Highlight of this small museum is the altarpiece by Fra Angelico depicting the Annunciation, other works are by Luca Signorelli and Futurist, Gino Severini.
The Piero della Francesca Trail
San Francesco Church, Story of the True Cross by Piero della Francesca
A convoluted medieval legend is brought to life by Renaissance painter and mathematician on the apse of the Franciscan church. Book a time slot as, at the busy time of year, you are unlikely to get in by turning up. Can be combined with visits to Monterchi, Sansepolcro, Perugia and Urbino (in Le Marche) to follow the Piero della Francesca trail.
Monterchi (Piero Trail continued..)
Madonna del Parto
A depiction of the pregnant Virgin Mary, this simple but beautiful painting demonstrates Piero della Francesca’s mastery of perspective by placing her inside a tent.

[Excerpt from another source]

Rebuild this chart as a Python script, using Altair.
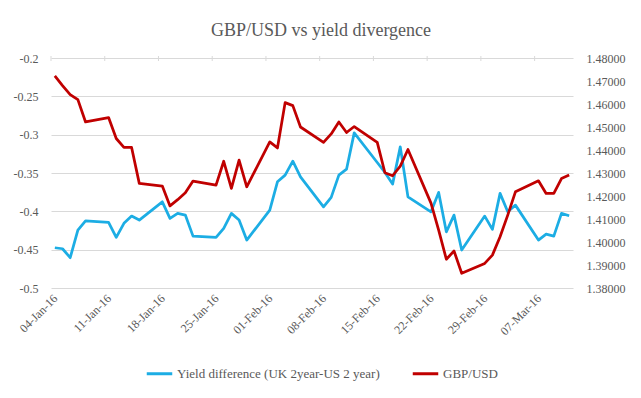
import altair as alt
import pandas as pd

# ---- data ----
dates = [
    "2016-01-04", "2016-01-05", "2016-01-06", "2016-01-07", "2016-01-08",
    "2016-01-11", "2016-01-12", "2016-01-13", "2016-01-14", "2016-01-15",
    "2016-01-18", "2016-01-19", "2016-01-20", "2016-01-21", "2016-01-22",
    "2016-01-25", "2016-01-26", "2016-01-27", "2016-01-28", "2016-01-29",
    "2016-02-01", "2016-02-02", "2016-02-03", "2016-02-04", "2016-02-05",
    "2016-02-08", "2016-02-09", "2016-02-10", "2016-02-11", "2016-02-12",
    "2016-02-15", "2016-02-16", "2016-02-17", "2016-02-18", "2016-02-19",
    "2016-02-22", "2016-02-23", "2016-02-24", "2016-02-25", "2016-02-26",
    "2016-02-29", "2016-03-01", "2016-03-02", "2016-03-03", "2016-03-04",
    "2016-03-07", "2016-03-08", "2016-03-09", "2016-03-10", "2016-03-11",
]

gbpusd = [
    1.4722, 1.4680, 1.4641, 1.4619, 1.4522,
    1.4541, 1.4450, 1.4411, 1.4411, 1.4255,
    1.4243, 1.4157, 1.4184, 1.4214, 1.4265,
    1.4247, 1.4351, 1.4233, 1.4356, 1.4240,
    1.4435, 1.4409, 1.4606, 1.4593, 1.4500,
    1.4433, 1.4470, 1.4522, 1.4476, 1.4502,
    1.4433, 1.4301, 1.4288, 1.4330, 1.4402,
    1.4169, 1.4052, 1.3925, 1.3961, 1.3864,
    1.3907, 1.3943, 1.4023, 1.4117, 1.4218,
    1.4266, 1.4211, 1.4211, 1.4276, 1.4291,
]

yield_diff = [
    -0.4475, -0.4488, -0.4605, -0.4244, -0.4123,
    -0.4144, -0.4339, -0.4157, -0.4062, -0.4114,
    -0.3876, -0.4092, -0.4027, -0.4049, -0.4323,
    -0.4339, -0.4222, -0.4027, -0.4114, -0.4375,
    -0.3984, -0.3615, -0.3528, -0.3346, -0.3550,
    -0.3941, -0.3818, -0.3528, -0.3450, -0.2977,
    -0.3363, -0.3493, -0.3645, -0.3159, -0.3811,
    -0.4006, -0.3753, -0.4267, -0.4049, -0.4505,
    -0.4062, -0.4235, -0.3766, -0.4006, -0.3919,
    -0.4375, -0.4297, -0.4323, -0.4027, -0.4058,
]

tick_dates = ["2016-01-04", "2016-01-11", "2016-01-18", "2016-01-25", "2016-02-01",
              "2016-02-08", "2016-02-15", "2016-02-22", "2016-02-29", "2016-03-07"]

left_ticks = [-0.5, -0.45, -0.4, -0.35, -0.3, -0.25, -0.2]
right_ticks = [1.38, 1.39, 1.40, 1.41, 1.42, 1.43, 1.44, 1.45, 1.46, 1.47, 1.48]

SERIES_Y = "Yield difference (UK 2year-US 2 year)"
SERIES_G = "GBP/USD"
BLUE = "#1CADE4"
RED = "#C00000"
GRID = "#D9D9D9"
TXT = "#595959"
FONT = "Liberation Serif"

df = pd.DataFrame({
    "date": [d + "T12:00:00" for d in dates],
    "gbpusd": gbpusd,
    "yield": yield_diff,
})
ticks_df = pd.DataFrame({"tick": [d + "T00:00:00" for d in tick_dates]})

x_scale = alt.Scale(domain=[alt.DateTime(year=2016, month=1, date=4),
                            alt.DateTime(year=2016, month=3, date=12)])

x_axis = alt.Axis(
    values=[alt.DateTime(year=int(d[:4]), month=int(d[5:7]), date=int(d[8:])) for d in tick_dates],
    format="%d-%b-%y", labelAngle=-45, labelAlign="right", labelBaseline="middle",
    labelPadding=8, labelOffset=4, ticks=False, domain=False, grid=False, title=None,
    labelFont=FONT, labelFontSize=12, labelColor=TXT,
)

color_scale = alt.Scale(domain=[SERIES_Y, SERIES_G], range=[BLUE, RED])
legend = alt.Legend(
    title=None, orient="none", direction="horizontal", legendX=94, legendY=301,
    symbolType="stroke", symbolStrokeWidth=3, symbolSize=650, labelLimit=400,
    labelFont=FONT, labelFontSize=13, labelColor=TXT, columnPadding=26, labelOffset=3,
)

base = alt.Chart(df)

blue_line = base.transform_calculate(series=f"'{SERIES_Y}'").mark_line(
    strokeWidth=2.75, strokeJoin="round"
).encode(
    x=alt.X("date:T", scale=x_scale, axis=x_axis),
    y=alt.Y("yield:Q", scale=alt.Scale(domain=[-0.5, -0.2], nice=False, zero=False),
            axis=alt.Axis(values=left_ticks, labelExpr="'' + datum.value", grid=True,
                          gridColor=GRID, gridWidth=1, ticks=False, domain=False, title=None,
                          labelFont=FONT, labelFontSize=12, labelColor=TXT, labelPadding=13)),
    color=alt.Color("series:N", scale=color_scale, legend=legend),
)

red_line = base.transform_calculate(series=f"'{SERIES_G}'").mark_line(
    strokeWidth=2.75, strokeJoin="round"
).encode(
    x=alt.X("date:T", scale=x_scale, axis=x_axis),
    y=alt.Y("gbpusd:Q", scale=alt.Scale(domain=[1.38, 1.48], nice=False, zero=False),
            axis=alt.Axis(values=right_ticks, format=".5f", orient="right", grid=False,
                          ticks=False, domain=False, title=None,
                          labelFont=FONT, labelFontSize=12, labelColor=TXT, labelPadding=13)),
    color=alt.Color("series:N", scale=color_scale, legend=legend),
)

top_ticks = alt.Chart(ticks_df).mark_rule(color=GRID, strokeWidth=1).encode(
    x=alt.X("tick:T", scale=x_scale, axis=x_axis),
    y=alt.value(-2),
    y2=alt.value(3),
)

chart = alt.layer(top_ticks, blue_line, red_line).resolve_scale(y="independent").properties(
    width=522, height=230,
    title=alt.Title("GBP/USD vs yield divergence", font=FONT, fontSize=18, color=TXT,
                    fontWeight="normal", anchor="middle", dx=9, offset=12),
    autosize=alt.AutoSizeParams(type="none"),
    padding={"left": 43, "top": 50, "right": 60, "bottom": 100},
).configure_view(stroke=None).configure_axis(
    labelFont=FONT, labelColor=TXT, labelFontSize=12
).configure_legend(
    labelFont=FONT, labelColor=TXT, labelFontSize=13, labelLimit=400
).configure_title(font=FONT)

chart.save("out.html", embed_options={"renderer": "svg", "actions": False})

Sansepolcro (Piero Trail continued…)
Two of Piero della Francesca’ works can be visited here, the stunning Resurrection, which depicts Jesus rising from the tomb and the Madonna della Misericordia, where the Madonna protects the painting’s patrons with her cloak.
If you are spending more than a day in Florence it is probably worth looking at buying a “Firenze Card” which gives you access to most museums within a 72 hour period. There is too much to list in Florence but here are some of our highlights:
Florence: Uffizi Gallery
One of the world’s greatest art collections featuring paintings from the medieval period up to the 19th Century. There are works from all the great Italian artists and many more from other parts of Europe. Book in advance and don’t plan to see a lot else afterwards, you might start to suffer from Stendhal’s Syndrome, dizziness and fainting brought on by artistic overload. If you have been following the Piero della Francesca Trail (see above), amongst the many paintings here, you can see his famous diptych of Federico di Montefeltro and his wife, Battista Sforza.

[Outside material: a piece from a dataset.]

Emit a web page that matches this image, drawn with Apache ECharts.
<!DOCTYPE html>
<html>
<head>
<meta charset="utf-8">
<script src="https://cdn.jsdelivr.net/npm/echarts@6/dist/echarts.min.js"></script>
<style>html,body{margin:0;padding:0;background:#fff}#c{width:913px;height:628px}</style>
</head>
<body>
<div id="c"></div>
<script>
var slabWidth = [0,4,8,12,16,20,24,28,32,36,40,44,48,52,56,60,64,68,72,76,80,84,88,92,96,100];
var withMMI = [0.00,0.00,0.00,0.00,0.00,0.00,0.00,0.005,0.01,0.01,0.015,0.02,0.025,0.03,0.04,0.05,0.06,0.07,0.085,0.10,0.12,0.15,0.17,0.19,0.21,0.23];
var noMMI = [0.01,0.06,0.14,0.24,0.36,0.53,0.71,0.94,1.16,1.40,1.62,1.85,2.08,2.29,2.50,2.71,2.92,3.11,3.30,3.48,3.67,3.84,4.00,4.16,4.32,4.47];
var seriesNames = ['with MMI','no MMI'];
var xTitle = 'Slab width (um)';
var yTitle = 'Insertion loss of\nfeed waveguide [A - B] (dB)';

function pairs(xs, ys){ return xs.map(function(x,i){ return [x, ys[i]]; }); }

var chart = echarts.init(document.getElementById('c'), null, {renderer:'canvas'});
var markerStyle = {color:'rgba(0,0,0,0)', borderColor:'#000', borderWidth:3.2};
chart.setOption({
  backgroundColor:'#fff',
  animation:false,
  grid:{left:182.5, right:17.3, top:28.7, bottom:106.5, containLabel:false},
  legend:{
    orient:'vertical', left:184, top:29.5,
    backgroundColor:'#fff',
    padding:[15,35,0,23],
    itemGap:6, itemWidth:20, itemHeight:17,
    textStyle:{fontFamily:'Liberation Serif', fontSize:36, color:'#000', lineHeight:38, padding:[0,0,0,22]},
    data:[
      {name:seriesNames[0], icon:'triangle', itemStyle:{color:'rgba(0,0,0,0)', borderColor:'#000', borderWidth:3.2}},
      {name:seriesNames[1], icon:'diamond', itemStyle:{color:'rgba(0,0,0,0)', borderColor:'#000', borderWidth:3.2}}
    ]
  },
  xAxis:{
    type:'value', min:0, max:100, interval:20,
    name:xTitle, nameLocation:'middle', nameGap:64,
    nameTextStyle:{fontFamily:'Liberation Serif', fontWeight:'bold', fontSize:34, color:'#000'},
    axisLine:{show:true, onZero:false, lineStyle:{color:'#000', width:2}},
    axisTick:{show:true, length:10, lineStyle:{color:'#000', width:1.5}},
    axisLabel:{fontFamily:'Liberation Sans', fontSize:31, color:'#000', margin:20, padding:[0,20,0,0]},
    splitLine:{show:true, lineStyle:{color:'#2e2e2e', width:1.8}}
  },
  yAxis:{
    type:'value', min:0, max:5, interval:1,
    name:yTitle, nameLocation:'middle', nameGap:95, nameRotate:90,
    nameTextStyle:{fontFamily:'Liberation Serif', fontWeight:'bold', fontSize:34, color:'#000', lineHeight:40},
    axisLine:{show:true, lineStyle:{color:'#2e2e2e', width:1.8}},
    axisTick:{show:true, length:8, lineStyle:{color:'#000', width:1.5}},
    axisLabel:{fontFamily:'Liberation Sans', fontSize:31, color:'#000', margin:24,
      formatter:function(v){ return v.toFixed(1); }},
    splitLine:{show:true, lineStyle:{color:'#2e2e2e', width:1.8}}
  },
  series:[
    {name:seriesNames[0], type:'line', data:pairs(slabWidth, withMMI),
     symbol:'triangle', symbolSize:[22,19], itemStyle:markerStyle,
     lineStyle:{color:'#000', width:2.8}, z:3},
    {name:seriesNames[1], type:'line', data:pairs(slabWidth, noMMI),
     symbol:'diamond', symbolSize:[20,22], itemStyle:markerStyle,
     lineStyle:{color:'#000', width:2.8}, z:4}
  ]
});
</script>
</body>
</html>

Florence: Chiesa delle Carmine, Brancacci Chapel
Frescoed by the first Renaissance painter Masaccio these painting caused a revolution in European art and went on to influence generations of artists afterwards. He died half way through the work and it was sympathetically completed seven decades later by Filippino Lippi (son of Fra Filippo Lippo). On the south bank of the Arno, you can usually get in without a long queue.
Florence: San Marco Convent
A museum dedicated to the works of Fra Angelico, there are beautiful frescoes (by Fra Angelico and his pupil Benozzo Gozzoli) in every cell and a room full of altarpieces, you can usually get in without a long queue.

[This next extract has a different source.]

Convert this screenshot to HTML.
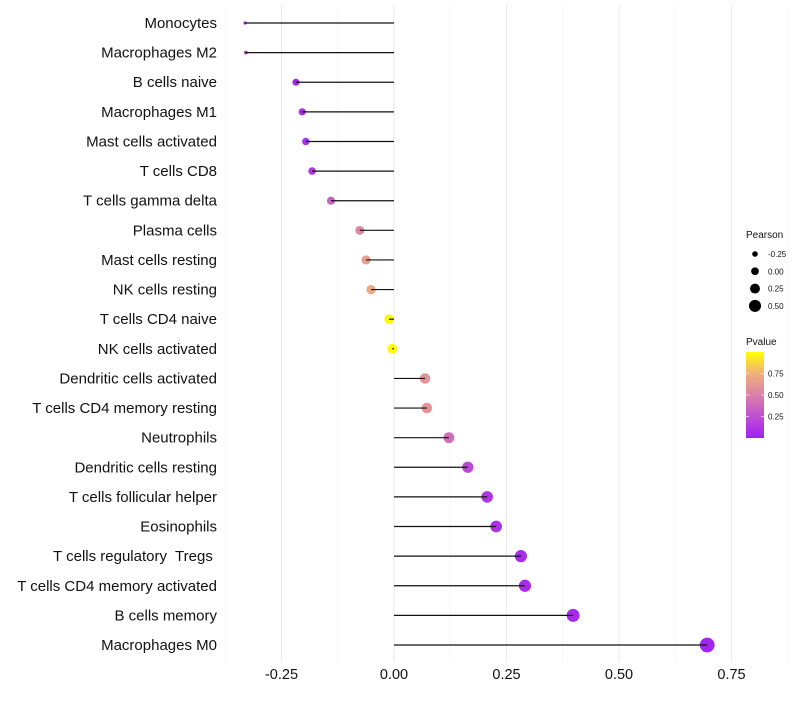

Florence: Palazzo Medici – Riccardo
Only a few people are allowed in at any one time so advanced booking is usually required. The colourful Procession of the Magi by Benozzo Gozzoli is reproduced on postcards and posters all over Florence. The painting features members of Florence’s de facto rulers, the Medici family, as the Magi.
There is too much art to see in a one day visit, choose from a combination of the Museo Civico, the Museo dell’Opera del Duomo, the Piccolomini Library (in the Duomo), the Pinacoteca, the Ospedale dl Santa Maria della Scala.
Siena: Museo Civico / Palazzo Pubblico
Some famous frescoes by Siense painters Simone Martini and Ambrogio Lorenzetti, the latter painter’s depiction of the effect of good government vs bad government was particularly relevant as the frescoes are in what was the meeting room of the governing council.